# INFORMATION SHOWN start
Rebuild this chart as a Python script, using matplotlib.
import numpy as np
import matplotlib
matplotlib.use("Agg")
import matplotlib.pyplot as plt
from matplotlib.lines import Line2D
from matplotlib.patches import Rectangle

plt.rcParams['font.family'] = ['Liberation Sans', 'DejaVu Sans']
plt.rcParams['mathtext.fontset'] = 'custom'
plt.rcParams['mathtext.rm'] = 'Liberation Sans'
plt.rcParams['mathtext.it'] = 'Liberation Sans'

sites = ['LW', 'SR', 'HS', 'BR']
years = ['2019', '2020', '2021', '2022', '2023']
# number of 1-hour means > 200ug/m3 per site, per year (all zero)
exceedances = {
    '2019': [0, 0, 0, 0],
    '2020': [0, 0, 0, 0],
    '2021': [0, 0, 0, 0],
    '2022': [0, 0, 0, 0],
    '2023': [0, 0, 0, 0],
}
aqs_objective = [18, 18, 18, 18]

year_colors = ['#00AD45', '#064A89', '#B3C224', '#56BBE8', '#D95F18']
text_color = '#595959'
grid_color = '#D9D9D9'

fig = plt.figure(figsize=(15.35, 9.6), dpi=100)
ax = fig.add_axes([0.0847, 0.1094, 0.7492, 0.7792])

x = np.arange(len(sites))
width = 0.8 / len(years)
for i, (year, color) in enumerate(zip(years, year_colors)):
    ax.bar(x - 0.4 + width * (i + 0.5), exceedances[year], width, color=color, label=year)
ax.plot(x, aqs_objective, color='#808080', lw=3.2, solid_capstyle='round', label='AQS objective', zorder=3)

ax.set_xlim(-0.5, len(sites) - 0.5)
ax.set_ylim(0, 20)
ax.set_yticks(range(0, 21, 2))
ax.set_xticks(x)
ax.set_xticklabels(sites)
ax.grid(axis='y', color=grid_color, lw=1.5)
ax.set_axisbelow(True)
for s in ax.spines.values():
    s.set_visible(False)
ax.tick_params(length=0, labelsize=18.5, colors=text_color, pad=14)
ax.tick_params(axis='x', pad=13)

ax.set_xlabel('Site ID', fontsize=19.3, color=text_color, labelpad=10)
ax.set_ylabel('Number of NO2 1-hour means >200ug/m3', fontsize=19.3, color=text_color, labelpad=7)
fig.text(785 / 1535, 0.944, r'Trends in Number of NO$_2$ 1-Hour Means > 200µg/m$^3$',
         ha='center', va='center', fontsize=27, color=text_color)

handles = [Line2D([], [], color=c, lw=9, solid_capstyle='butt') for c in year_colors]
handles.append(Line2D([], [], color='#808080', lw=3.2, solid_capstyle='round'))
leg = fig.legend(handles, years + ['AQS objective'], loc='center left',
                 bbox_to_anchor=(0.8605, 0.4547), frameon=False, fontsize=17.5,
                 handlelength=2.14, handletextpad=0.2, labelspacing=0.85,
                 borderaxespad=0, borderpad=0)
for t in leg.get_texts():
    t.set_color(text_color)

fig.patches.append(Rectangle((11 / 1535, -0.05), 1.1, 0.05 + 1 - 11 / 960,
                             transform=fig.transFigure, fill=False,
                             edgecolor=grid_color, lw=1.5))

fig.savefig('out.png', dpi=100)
# INFORMATION SHOWN end
- WHAT IS REQUIRED
Respond with the number of lines containing "matplotlib" and no additional words.

- FINAL ANSWER
6